Archaeopteryx specimen shows that feathers may have evolved independent of flight

In the late Jurassic period, about 150 million years ago, the Altmühl valley in Bavaria was part of the northern tropics and covered by a shallow sea. It is from this region, that all known specimens of Archaeopteryx have come.

Archaeopteryx is of particular interest to paleontologists because it is considered an early bird and a late dinosaur. The animal, which was at most the size of a raven, represents a transition and may yield important clues about how dinosaurs took to the air.

New research, published in the journal Nature by paleontologists of Ludwig-Maximilians-Universitaet (LMU) in Munich takes a closer look at a new specimen with the best preserved plumage found to date. This preservation, primarily as impressions in the rock matrix, allows for comparison with other feathered dinosaurs.

A team led by Dr. Oliver Rauhut, a paleontologist in the Department of Earth and Environmental Sciences at LMU Munich, is conducting a highly detailed analysis of the specimen.

“For the first time, it has become possible to examine the detailed structure of the feathers on the body, the tail and, above all, on the legs,” said Rauhut in a statement.

One of the most striking discoveries the team has made to date is that feathers appear to have evolved independently, prior to flight.

“Comparisons with other feathered predatory dinosaurs indicate that the plumage in the different regions of the body varied widely between these species. That suggests that primordial feathers did not evolve in connection with flight-related roles, but originated in other functional contexts,” noted Dr. Christian Foth of LMU and the Bavarian State Collection for Paleontology and Geology in Munich.

Predatory theropods with body plumage are known to predate the Archaeopteryx. It is believed that their feathers probably evolved to provide insulation. Feathered forearms may have also been used to aid in balance while running, similar to modern ostriches. Brooding, camouflage and display are also possible reasons for the evolution of feathers.
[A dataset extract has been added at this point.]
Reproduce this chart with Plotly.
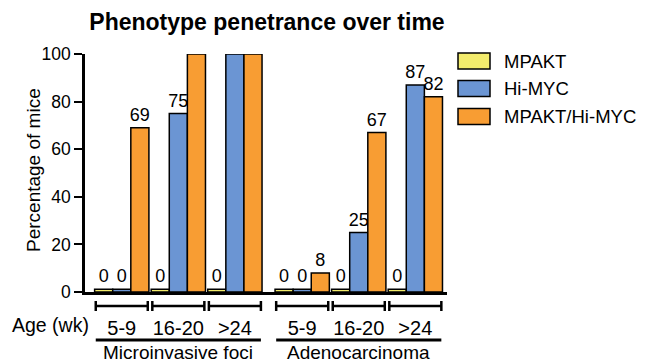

“If feathers had evolved originally for flight, functional constraints should have restricted their range of variation. And in primitive birds we do see less variation in wing feathers than in those on the hind-limbs or the tail,” explained Foth.

Once feathers were present, they could have been easily co-opted for flight and aerial navigation. It is also possible that flight, in early birds, was an on again – off again proposition.

“It is even possible that the ability to fly evolved more than once within the theropods. Since the feathers were already present, different groups of predatory dinosaurs and their descendants, the birds, could have exploited these structures in different ways,” said Rauhut.

The researchers’ work with the 11th known archaeopteryx specimen is ongoing and will likely yield more interesting results.